Address
- 188 4th Street South Halliday, North Dakota, 58636 United States

District information
- Type: Public
- Grades: K–6
- NCES District ID: 3808610

= Halliday Public School District =

School district in North Dakota, United States

Halliday Public School District 19 was a school district headquartered in Halliday, North Dakota.

The former district was mostly in Dunn County, and had a small section in Mercer County.

==History==
The Halliday Public School District experienced a steady decline in enrollment during the late 20th and early 21st centuries, decreasing from 79 students in 1999 to 34 in 2008. By 2009, enrollment had fallen to approximately 15 students, raising concerns about the district’s long-term viability and prompting discussions of consolidation with neighboring districts.

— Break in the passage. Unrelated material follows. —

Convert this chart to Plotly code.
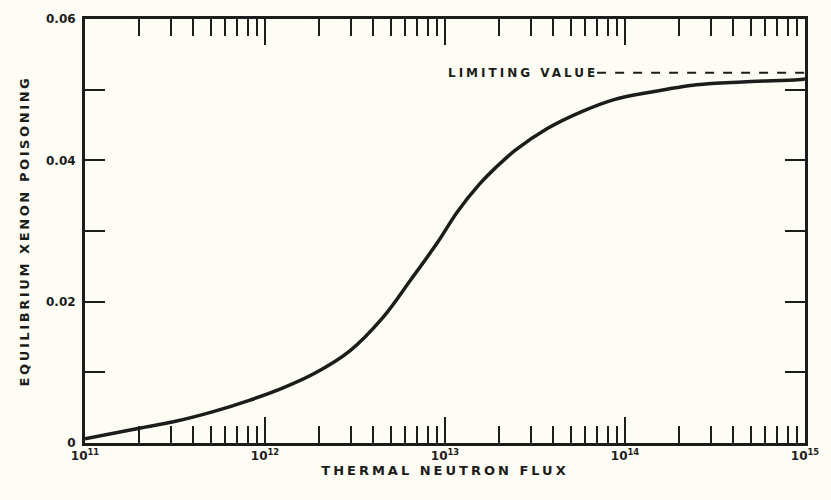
import math
import plotly.graph_objects as go

# Data
flux = [1.0e11, 2.0e11, 3.1e11, 5.1e11, 8.1e11, 1.26e12, 1.9e12, 2.95e12,
        4.5e12, 6.5e12, 9.1e12, 1.17e13, 1.55e13, 1.9e13, 2.45e13, 3.7e13,
        5.75e13, 8.7e13, 1.35e14, 2.5e14, 4.5e14, 9.1e14, 1.0e15]
poisoning = [0.0006, 0.0021, 0.0030, 0.0044, 0.0060, 0.0078, 0.0099, 0.0130,
             0.0177, 0.0232, 0.0284, 0.0327, 0.0366, 0.0389, 0.0414, 0.0445,
             0.0469, 0.0486, 0.0496, 0.0507, 0.0511, 0.0514, 0.0515]
limiting_value = 0.0524
limit_x = [7.0e13, 1.0e15]
limit_label = "LIMITING VALUE"
limit_label_x = 2.72e13

x_tickvals = [1e11, 1e12, 1e13, 1e14, 1e15]
x_ticktext = ["10<sup>11</sup>", "10<sup>12</sup>", "10<sup>13</sup>", "10<sup>14</sup>", "10<sup>15</sup>"]
y_tickvals = [0, 0.02, 0.04, 0.06]
y_ticktext = ["0", "0.02", "0.04", "0.06"]

ink = "#1c1c1a"
paper = "#fdfcf5"
font_family = "DejaVu Sans, Liberation Sans, sans-serif"

fig = go.Figure()
fig.add_trace(go.Scatter(x=flux, y=poisoning, mode="lines",
                         line=dict(color=ink, width=3.5, shape="spline", smoothing=1.0),
                         showlegend=False, hoverinfo="skip"))
fig.add_trace(go.Scatter(x=limit_x, y=[limiting_value, limiting_value], mode="lines",
                         line=dict(color=ink, width=2, dash="dash"),
                         showlegend=False, hoverinfo="skip"))
fig.add_annotation(x=math.log10(limit_label_x), y=limiting_value, xref="x", yref="y",
                   text=limit_label, showarrow=False, xanchor="center", yanchor="middle",
                   font=dict(family=font_family, size=12, color=ink, weight="bold"))

fig.update_xaxes(type="log", range=[11, 15], tickvals=x_tickvals, ticktext=x_ticktext,
                 ticks="inside", ticklen=26, tickwidth=2, tickcolor=ink,
                 minor=dict(ticks="inside", ticklen=17, tickwidth=2, tickcolor=ink,
                            dtick="D1", showgrid=False),
                 showline=True, linecolor=ink, linewidth=3, mirror="ticks",
                 showgrid=False, zeroline=False,
                 title=dict(text="THERMAL NEUTRON FLUX", standoff=4,
                            font=dict(family=font_family, size=13, color=ink, weight="bold")),
                 tickfont=dict(family=font_family, size=12, color=ink, weight="bold"))
fig.update_yaxes(range=[0, 0.06], tickvals=y_tickvals, ticktext=y_ticktext,
                 ticks="inside", ticklen=20, tickwidth=2, tickcolor=ink,
                 minor=dict(ticks="inside", ticklen=20, tickwidth=2, tickcolor=ink,
                            dtick=0.01, showgrid=False),
                 showline=True, linecolor=ink, linewidth=3, mirror="ticks",
                 showgrid=False, zeroline=False, ticklabelstandoff=4,
                 title=dict(text="EQUILIBRIUM XENON POISONING", standoff=14,
                            font=dict(family=font_family, size=13, color=ink, weight="bold")),
                 tickfont=dict(family=font_family, size=12, color=ink, weight="bold"))

fig.update_layout(width=831, height=500, margin=dict(l=85, r=23, t=17, b=57),
                  paper_bgcolor=paper, plot_bgcolor=paper,
                  font=dict(family=font_family, color=ink))

post = """
document.body.style.margin = '0';
document.body.style.background = '%s';
document.querySelectorAll('.xtitle').forEach(function(e){ e.style.letterSpacing = '3px'; });
document.querySelectorAll('.ytitle').forEach(function(e){ e.style.letterSpacing = '2.6px'; });
document.querySelectorAll('.annotation-text').forEach(function(e){ e.style.letterSpacing = '3px'; });
""" % paper

fig.write_html("out.html", post_script=post, config={"displayModeBar": False})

As enrollment continued to fall, the district gradually reduced operations. Halliday High School closed in 2013, followed by the elementary school in 2022.

In response to declining enrollment and financial pressures, the district began scaling back operations. Halliday High School closed in 2013, while the district continued to operate an elementary program for several more years. The elementary school ultimately closed in 2022, after which students were served by the Killdeer Public School District. The district was formally dissolved on June 30, 2023.

==Academic performance==
In 2003 the superintendent, Merlin Dahl, stated that students were performing above the North Dakota average and/or had satisfactory performance, citing test scores generated close to that year.

==Athletics==
In 2002 the district had common athletic teams with Dodge and Golden Valley, but by then was trying to cancel these agreements to prepare for a merger with Killdeer.